_Goal of the exercise:_
Starting at the first line of the data below, retype every line up to and including the one containing "const yTicks = [0, 500, 1000, 1500, 2000];".
Begin Data lines
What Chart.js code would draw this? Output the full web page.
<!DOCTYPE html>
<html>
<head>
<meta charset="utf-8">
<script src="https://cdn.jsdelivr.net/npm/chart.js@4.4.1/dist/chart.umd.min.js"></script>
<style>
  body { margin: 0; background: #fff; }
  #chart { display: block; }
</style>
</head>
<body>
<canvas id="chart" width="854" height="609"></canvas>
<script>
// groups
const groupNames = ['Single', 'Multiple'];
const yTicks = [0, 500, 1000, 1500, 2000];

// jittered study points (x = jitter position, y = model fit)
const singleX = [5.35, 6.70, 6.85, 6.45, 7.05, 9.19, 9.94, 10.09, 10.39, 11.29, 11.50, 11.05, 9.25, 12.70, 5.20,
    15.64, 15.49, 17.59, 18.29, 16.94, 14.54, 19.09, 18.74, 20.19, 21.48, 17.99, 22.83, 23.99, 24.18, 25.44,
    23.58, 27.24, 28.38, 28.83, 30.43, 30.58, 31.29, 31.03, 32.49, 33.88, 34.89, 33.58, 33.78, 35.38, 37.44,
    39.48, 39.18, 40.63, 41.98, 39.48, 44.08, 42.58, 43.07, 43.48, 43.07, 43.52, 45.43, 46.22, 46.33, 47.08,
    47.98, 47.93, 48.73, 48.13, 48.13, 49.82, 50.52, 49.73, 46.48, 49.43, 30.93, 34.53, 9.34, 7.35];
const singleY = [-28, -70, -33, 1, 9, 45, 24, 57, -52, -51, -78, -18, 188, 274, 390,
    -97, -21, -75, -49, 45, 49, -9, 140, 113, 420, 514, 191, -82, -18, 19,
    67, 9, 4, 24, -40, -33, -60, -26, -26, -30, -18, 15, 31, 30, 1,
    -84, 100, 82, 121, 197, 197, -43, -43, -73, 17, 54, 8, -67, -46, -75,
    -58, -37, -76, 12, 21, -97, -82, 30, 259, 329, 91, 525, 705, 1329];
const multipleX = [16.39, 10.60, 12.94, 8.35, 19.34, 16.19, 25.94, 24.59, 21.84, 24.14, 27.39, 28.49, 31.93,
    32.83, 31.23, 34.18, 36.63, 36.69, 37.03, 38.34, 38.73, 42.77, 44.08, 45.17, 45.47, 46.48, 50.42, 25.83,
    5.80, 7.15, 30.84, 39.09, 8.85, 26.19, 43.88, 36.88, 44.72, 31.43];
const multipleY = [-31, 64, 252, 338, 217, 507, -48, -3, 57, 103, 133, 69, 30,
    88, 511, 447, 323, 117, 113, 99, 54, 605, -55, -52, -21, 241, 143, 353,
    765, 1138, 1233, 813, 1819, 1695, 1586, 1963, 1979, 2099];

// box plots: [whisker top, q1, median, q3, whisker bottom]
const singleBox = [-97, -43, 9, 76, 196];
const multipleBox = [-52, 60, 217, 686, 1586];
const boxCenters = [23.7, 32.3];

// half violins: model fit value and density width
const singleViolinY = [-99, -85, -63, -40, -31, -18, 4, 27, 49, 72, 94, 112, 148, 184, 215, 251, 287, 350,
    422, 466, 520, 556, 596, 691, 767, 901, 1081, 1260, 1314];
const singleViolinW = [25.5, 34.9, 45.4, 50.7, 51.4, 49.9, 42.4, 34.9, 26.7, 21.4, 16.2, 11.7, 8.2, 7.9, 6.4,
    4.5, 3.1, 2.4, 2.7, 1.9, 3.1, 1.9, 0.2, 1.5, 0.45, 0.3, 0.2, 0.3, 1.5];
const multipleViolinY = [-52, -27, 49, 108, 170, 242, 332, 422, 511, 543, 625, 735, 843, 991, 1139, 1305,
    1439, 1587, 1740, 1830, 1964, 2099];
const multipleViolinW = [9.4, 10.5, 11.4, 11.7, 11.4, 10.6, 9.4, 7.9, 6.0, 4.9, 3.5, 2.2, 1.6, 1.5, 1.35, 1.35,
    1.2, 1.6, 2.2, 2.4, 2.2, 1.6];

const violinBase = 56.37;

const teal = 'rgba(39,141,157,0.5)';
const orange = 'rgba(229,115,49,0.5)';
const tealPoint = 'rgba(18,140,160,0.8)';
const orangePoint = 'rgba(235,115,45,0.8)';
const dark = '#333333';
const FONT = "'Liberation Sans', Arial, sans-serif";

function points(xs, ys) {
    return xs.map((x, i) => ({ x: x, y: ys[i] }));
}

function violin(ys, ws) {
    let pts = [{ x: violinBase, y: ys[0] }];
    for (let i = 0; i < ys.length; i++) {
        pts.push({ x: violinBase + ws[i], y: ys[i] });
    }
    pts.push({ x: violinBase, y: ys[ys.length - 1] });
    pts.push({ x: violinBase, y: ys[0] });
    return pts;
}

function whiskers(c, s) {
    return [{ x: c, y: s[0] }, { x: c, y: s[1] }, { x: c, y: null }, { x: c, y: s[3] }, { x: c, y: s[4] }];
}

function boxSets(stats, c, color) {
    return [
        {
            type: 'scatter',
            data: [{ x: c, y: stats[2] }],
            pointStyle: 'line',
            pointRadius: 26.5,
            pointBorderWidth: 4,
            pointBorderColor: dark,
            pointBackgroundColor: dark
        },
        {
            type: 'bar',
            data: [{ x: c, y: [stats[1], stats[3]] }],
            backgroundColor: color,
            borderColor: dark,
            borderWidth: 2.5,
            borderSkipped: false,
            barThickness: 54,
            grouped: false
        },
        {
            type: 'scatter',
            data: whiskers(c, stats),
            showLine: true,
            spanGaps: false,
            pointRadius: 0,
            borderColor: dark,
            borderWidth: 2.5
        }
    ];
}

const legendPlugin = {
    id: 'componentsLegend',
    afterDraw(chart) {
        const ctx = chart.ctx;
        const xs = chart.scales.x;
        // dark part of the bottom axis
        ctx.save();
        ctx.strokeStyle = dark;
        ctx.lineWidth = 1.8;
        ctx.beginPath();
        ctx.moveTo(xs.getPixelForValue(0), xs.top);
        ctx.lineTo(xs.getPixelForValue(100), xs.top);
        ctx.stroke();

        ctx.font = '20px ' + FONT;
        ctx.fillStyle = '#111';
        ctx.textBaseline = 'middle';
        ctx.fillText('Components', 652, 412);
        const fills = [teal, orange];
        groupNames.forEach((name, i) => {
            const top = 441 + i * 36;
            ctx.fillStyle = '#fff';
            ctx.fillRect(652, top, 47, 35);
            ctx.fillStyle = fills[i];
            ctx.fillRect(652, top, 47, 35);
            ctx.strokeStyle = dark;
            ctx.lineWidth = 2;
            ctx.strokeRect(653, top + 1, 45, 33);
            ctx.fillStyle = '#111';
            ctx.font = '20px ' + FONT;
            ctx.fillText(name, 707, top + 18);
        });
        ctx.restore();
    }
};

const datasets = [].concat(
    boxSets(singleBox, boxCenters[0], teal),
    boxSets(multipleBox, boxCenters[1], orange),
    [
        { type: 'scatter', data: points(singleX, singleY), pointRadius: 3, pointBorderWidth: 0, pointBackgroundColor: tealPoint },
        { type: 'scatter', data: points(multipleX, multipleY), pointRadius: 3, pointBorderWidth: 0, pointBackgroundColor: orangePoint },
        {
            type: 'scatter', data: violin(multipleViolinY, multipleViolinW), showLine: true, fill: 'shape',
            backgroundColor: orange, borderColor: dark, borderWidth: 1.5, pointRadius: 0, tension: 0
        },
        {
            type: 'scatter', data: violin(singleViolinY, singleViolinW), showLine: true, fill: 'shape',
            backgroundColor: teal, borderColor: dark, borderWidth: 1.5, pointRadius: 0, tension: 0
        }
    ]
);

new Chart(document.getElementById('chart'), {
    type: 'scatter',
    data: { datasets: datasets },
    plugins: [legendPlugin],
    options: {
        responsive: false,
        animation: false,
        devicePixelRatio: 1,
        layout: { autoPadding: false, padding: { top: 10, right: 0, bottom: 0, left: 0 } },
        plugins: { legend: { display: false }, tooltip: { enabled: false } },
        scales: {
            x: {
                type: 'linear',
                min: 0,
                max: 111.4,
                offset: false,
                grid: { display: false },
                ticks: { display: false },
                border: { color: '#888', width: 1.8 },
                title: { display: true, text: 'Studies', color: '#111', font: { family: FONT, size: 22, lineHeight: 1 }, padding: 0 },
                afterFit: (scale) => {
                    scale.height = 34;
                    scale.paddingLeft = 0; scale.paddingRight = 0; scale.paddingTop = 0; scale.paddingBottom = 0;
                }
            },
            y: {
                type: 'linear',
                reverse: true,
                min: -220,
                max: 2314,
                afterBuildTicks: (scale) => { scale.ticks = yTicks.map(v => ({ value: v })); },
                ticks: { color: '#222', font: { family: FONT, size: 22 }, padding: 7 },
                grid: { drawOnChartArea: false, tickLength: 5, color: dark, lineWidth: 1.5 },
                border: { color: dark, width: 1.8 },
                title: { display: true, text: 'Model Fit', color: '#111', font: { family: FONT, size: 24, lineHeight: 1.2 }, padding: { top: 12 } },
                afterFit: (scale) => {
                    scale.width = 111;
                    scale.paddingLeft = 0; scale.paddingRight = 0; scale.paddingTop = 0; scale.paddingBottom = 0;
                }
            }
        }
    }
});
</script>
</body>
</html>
End Data lines
_Complete answer:_
What Chart.js code would draw this? Output the full web page.
<!DOCTYPE html>
<html>
<head>
<meta charset="utf-8">
<script src="https://cdn.jsdelivr.net/npm/chart.js@4.4.1/dist/chart.umd.min.js"></script>
<style>
  body { margin: 0; background: #fff; }
  #chart { display: block; }
</style>
</head>
<body>
<canvas id="chart" width="854" height="609"></canvas>
<script>
// groups
const groupNames = ['Single', 'Multiple'];
const yTicks = [0, 500, 1000, 1500, 2000];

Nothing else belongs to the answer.